Repeat the whole listing exactly.

Saved data entries

═══

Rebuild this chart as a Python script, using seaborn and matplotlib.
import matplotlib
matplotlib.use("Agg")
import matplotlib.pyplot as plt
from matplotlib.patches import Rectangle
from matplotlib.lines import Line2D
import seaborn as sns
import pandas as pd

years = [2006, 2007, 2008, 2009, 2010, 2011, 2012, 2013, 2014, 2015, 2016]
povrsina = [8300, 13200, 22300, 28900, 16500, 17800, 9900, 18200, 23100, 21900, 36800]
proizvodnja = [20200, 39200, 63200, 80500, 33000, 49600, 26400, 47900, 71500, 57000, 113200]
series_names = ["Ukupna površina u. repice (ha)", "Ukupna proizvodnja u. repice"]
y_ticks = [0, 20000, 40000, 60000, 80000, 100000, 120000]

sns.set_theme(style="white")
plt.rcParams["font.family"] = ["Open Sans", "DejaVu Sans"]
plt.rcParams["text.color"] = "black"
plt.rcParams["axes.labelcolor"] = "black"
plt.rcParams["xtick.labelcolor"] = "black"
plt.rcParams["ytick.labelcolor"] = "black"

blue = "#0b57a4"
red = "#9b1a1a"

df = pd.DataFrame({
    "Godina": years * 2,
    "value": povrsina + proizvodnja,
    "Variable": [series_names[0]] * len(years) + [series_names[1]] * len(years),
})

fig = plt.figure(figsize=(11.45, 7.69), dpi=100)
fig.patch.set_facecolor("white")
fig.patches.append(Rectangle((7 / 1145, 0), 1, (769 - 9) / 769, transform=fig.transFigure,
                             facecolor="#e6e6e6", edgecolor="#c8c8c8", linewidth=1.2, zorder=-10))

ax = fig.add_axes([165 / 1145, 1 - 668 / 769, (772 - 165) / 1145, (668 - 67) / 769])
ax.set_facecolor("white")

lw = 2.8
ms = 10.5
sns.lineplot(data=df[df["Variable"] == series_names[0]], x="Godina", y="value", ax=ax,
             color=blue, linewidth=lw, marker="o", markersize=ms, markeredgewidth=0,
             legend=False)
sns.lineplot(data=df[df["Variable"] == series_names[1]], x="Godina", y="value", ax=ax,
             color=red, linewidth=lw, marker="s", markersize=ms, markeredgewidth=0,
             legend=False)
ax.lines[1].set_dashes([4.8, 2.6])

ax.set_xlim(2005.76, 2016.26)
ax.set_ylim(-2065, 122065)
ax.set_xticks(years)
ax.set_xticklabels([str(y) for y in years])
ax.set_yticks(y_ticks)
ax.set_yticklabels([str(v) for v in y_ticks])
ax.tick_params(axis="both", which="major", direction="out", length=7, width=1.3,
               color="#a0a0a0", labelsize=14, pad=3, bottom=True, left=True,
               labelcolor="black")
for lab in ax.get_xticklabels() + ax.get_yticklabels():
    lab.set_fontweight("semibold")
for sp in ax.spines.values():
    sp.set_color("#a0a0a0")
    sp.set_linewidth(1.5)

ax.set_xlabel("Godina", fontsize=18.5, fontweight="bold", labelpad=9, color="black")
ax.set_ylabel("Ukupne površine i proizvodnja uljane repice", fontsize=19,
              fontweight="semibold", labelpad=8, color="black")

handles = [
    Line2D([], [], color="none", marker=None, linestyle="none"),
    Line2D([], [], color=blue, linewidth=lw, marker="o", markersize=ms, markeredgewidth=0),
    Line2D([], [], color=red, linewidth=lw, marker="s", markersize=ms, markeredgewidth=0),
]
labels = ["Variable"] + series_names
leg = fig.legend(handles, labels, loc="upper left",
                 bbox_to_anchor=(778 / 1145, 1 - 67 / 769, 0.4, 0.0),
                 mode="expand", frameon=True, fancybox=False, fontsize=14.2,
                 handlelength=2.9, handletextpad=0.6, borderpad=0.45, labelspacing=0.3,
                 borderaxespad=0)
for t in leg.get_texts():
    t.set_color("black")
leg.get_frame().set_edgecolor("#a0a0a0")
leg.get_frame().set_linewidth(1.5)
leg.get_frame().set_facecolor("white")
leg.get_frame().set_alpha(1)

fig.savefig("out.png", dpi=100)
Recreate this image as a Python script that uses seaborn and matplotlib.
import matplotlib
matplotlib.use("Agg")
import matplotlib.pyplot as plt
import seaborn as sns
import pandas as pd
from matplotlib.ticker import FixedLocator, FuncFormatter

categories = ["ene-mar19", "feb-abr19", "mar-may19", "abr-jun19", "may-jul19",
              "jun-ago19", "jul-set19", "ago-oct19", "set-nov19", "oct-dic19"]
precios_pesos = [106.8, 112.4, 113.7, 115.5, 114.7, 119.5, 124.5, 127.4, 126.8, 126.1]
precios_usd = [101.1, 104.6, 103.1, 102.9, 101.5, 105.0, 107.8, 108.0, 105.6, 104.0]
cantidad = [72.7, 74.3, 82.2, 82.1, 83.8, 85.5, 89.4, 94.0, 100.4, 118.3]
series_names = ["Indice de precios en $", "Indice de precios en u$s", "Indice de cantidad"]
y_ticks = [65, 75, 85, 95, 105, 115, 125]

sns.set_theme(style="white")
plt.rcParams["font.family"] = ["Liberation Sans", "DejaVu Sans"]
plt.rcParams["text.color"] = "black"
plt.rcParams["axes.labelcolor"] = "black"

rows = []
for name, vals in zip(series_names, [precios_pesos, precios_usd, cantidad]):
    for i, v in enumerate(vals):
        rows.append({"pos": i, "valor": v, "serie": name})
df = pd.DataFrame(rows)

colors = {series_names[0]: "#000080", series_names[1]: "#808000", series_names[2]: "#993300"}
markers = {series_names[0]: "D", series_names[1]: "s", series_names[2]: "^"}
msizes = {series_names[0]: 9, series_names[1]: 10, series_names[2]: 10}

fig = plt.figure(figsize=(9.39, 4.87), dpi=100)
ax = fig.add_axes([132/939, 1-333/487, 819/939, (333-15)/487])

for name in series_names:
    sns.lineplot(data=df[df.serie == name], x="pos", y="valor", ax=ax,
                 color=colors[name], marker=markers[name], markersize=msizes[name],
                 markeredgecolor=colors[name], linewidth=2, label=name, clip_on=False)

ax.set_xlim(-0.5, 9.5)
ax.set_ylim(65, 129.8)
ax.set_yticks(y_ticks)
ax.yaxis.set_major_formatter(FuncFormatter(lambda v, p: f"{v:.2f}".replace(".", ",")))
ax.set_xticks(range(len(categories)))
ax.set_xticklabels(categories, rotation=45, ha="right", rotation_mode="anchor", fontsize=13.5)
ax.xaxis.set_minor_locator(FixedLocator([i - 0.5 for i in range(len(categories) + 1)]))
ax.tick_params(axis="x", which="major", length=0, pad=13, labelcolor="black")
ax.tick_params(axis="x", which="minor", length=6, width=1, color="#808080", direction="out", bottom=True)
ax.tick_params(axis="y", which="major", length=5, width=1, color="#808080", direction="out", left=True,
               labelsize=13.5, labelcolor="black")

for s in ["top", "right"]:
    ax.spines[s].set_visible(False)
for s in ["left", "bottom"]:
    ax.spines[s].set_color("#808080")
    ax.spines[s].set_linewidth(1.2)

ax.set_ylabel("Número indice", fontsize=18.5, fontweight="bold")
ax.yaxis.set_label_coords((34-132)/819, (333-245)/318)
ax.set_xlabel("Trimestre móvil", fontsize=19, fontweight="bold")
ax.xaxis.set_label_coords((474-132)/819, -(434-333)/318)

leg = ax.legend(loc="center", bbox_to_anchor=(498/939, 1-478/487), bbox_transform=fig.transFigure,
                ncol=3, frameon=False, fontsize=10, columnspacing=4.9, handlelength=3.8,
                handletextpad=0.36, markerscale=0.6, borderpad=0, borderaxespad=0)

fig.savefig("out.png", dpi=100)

═══

> _Solution for this exercise_:
Rebuild this chart as a Python script, using seaborn and matplotlib.
import matplotlib
matplotlib.use("Agg")
import matplotlib.pyplot as plt
from matplotlib.patches import Rectangle
from matplotlib.lines import Line2D
import seaborn as sns
import pandas as pd

years = [2006, 2007, 2008, 2009, 2010, 2011, 2012, 2013, 2014, 2015, 2016]
povrsina = [8300, 13200, 22300, 28900, 16500, 17800, 9900, 18200, 23100, 21900, 36800]
proizvodnja = [20200, 39200, 63200, 80500, 33000, 49600, 26400, 47900, 71500, 57000, 113200]
series_names = ["Ukupna površina u. repice (ha)", "Ukupna proizvodnja u. repice"]
y_ticks = [0, 20000, 40000, 60000, 80000, 100000, 120000]

sns.set_theme(style="white")
plt.rcParams["font.family"] = ["Open Sans", "DejaVu Sans"]
plt.rcParams["text.color"] = "black"
plt.rcParams["axes.labelcolor"] = "black"
plt.rcParams["xtick.labelcolor"] = "black"
plt.rcParams["ytick.labelcolor"] = "black"

blue = "#0b57a4"
red = "#9b1a1a"

df = pd.DataFrame({
    "Godina": years * 2,
    "value": povrsina + proizvodnja,
    "Variable": [series_names[0]] * len(years) + [series_names[1]] * len(years),
})

fig = plt.figure(figsize=(11.45, 7.69), dpi=100)
fig.patch.set_facecolor("white")
fig.patches.append(Rectangle((7 / 1145, 0), 1, (769 - 9) / 769, transform=fig.transFigure,
                             facecolor="#e6e6e6", edgecolor="#c8c8c8", linewidth=1.2, zorder=-10))

ax = fig.add_axes([165 / 1145, 1 - 668 / 769, (772 - 165) / 1145, (668 - 67) / 769])
ax.set_facecolor("white")

lw = 2.8
ms = 10.5
sns.lineplot(data=df[df["Variable"] == series_names[0]], x="Godina", y="value", ax=ax,
             color=blue, linewidth=lw, marker="o", markersize=ms, markeredgewidth=0,
             legend=False)
sns.lineplot(data=df[df["Variable"] == series_names[1]], x="Godina", y="value", ax=ax,
             color=red, linewidth=lw, marker="s", markersize=ms, markeredgewidth=0,
             legend=False)
ax.lines[1].set_dashes([4.8, 2.6])

ax.set_xlim(2005.76, 2016.26)
ax.set_ylim(-2065, 122065)
ax.set_xticks(years)
ax.set_xticklabels([str(y) for y in years])
ax.set_yticks(y_ticks)
ax.set_yticklabels([str(v) for v in y_ticks])
ax.tick_params(axis="both", which="major", direction="out", length=7, width=1.3,
               color="#a0a0a0", labelsize=14, pad=3, bottom=True, left=True,
               labelcolor="black")
for lab in ax.get_xticklabels() + ax.get_yticklabels():
    lab.set_fontweight("semibold")
for sp in ax.spines.values():
    sp.set_color("#a0a0a0")
    sp.set_linewidth(1.5)

ax.set_xlabel("Godina", fontsize=18.5, fontweight="bold", labelpad=9, color="black")
ax.set_ylabel("Ukupne površine i proizvodnja uljane repice", fontsize=19,
              fontweight="semibold", labelpad=8, color="black")

handles = [
    Line2D([], [], color="none", marker=None, linestyle="none"),
    Line2D([], [], color=blue, linewidth=lw, marker="o", markersize=ms, markeredgewidth=0),
    Line2D([], [], color=red, linewidth=lw, marker="s", markersize=ms, markeredgewidth=0),
]
labels = ["Variable"] + series_names
leg = fig.legend(handles, labels, loc="upper left",
                 bbox_to_anchor=(778 / 1145, 1 - 67 / 769, 0.4, 0.0),
                 mode="expand", frameon=True, fancybox=False, fontsize=14.2,
                 handlelength=2.9, handletextpad=0.6, borderpad=0.45, labelspacing=0.3,
                 borderaxespad=0)
for t in leg.get_texts():
    t.set_color("black")
leg.get_frame().set_edgecolor("#a0a0a0")
leg.get_frame().set_linewidth(1.5)
leg.get_frame().set_facecolor("white")
leg.get_frame().set_alpha(1)

fig.savefig("out.png", dpi=100)
Recreate this image as a Python script that uses seaborn and matplotlib.
import matplotlib
matplotlib.use("Agg")
import matplotlib.pyplot as plt
import seaborn as sns
import pandas as pd
from matplotlib.ticker import FixedLocator, FuncFormatter

categories = ["ene-mar19", "feb-abr19", "mar-may19", "abr-jun19", "may-jul19",
              "jun-ago19", "jul-set19", "ago-oct19", "set-nov19", "oct-dic19"]
precios_pesos = [106.8, 112.4, 113.7, 115.5, 114.7, 119.5, 124.5, 127.4, 126.8, 126.1]
precios_usd = [101.1, 104.6, 103.1, 102.9, 101.5, 105.0, 107.8, 108.0, 105.6, 104.0]
cantidad = [72.7, 74.3, 82.2, 82.1, 83.8, 85.5, 89.4, 94.0, 100.4, 118.3]
series_names = ["Indice de precios en $", "Indice de precios en u$s", "Indice de cantidad"]
y_ticks = [65, 75, 85, 95, 105, 115, 125]

sns.set_theme(style="white")
plt.rcParams["font.family"] = ["Liberation Sans", "DejaVu Sans"]
plt.rcParams["text.color"] = "black"
plt.rcParams["axes.labelcolor"] = "black"

rows = []
for name, vals in zip(series_names, [precios_pesos, precios_usd, cantidad]):
    for i, v in enumerate(vals):
        rows.append({"pos": i, "valor": v, "serie": name})
df = pd.DataFrame(rows)

colors = {series_names[0]: "#000080", series_names[1]: "#808000", series_names[2]: "#993300"}
markers = {series_names[0]: "D", series_names[1]: "s", series_names[2]: "^"}
msizes = {series_names[0]: 9, series_names[1]: 10, series_names[2]: 10}

fig = plt.figure(figsize=(9.39, 4.87), dpi=100)
ax = fig.add_axes([132/939, 1-333/487, 819/939, (333-15)/487])

for name in series_names:
    sns.lineplot(data=df[df.serie == name], x="pos", y="valor", ax=ax,
                 color=colors[name], marker=markers[name], markersize=msizes[name],
                 markeredgecolor=colors[name], linewidth=2, label=name, clip_on=False)

ax.set_xlim(-0.5, 9.5)
ax.set_ylim(65, 129.8)
ax.set_yticks(y_ticks)
ax.yaxis.set_major_formatter(FuncFormatter(lambda v, p: f"{v:.2f}".replace(".", ",")))
ax.set_xticks(range(len(categories)))
ax.set_xticklabels(categories, rotation=45, ha="right", rotation_mode="anchor", fontsize=13.5)
ax.xaxis.set_minor_locator(FixedLocator([i - 0.5 for i in range(len(categories) + 1)]))
ax.tick_params(axis="x", which="major", length=0, pad=13, labelcolor="black")
ax.tick_params(axis="x", which="minor", length=6, width=1, color="#808080", direction="out", bottom=True)
ax.tick_params(axis="y", which="major", length=5, width=1, color="#808080", direction="out", left=True,
               labelsize=13.5, labelcolor="black")

for s in ["top", "right"]:
    ax.spines[s].set_visible(False)
for s in ["left", "bottom"]:
    ax.spines[s].set_color("#808080")
    ax.spines[s].set_linewidth(1.2)

ax.set_ylabel("Número indice", fontsize=18.5, fontweight="bold")
ax.yaxis.set_label_coords((34-132)/819, (333-245)/318)
ax.set_xlabel("Trimestre móvil", fontsize=19, fontweight="bold")
ax.xaxis.set_label_coords((474-132)/819, -(434-333)/318)

leg = ax.legend(loc="center", bbox_to_anchor=(498/939, 1-478/487), bbox_transform=fig.transFigure,
                ncol=3, frameon=False, fontsize=10, columnspacing=4.9, handlelength=3.8,
                handletextpad=0.36, markerscale=0.6, borderpad=0, borderaxespad=0)

fig.savefig("out.png", dpi=100)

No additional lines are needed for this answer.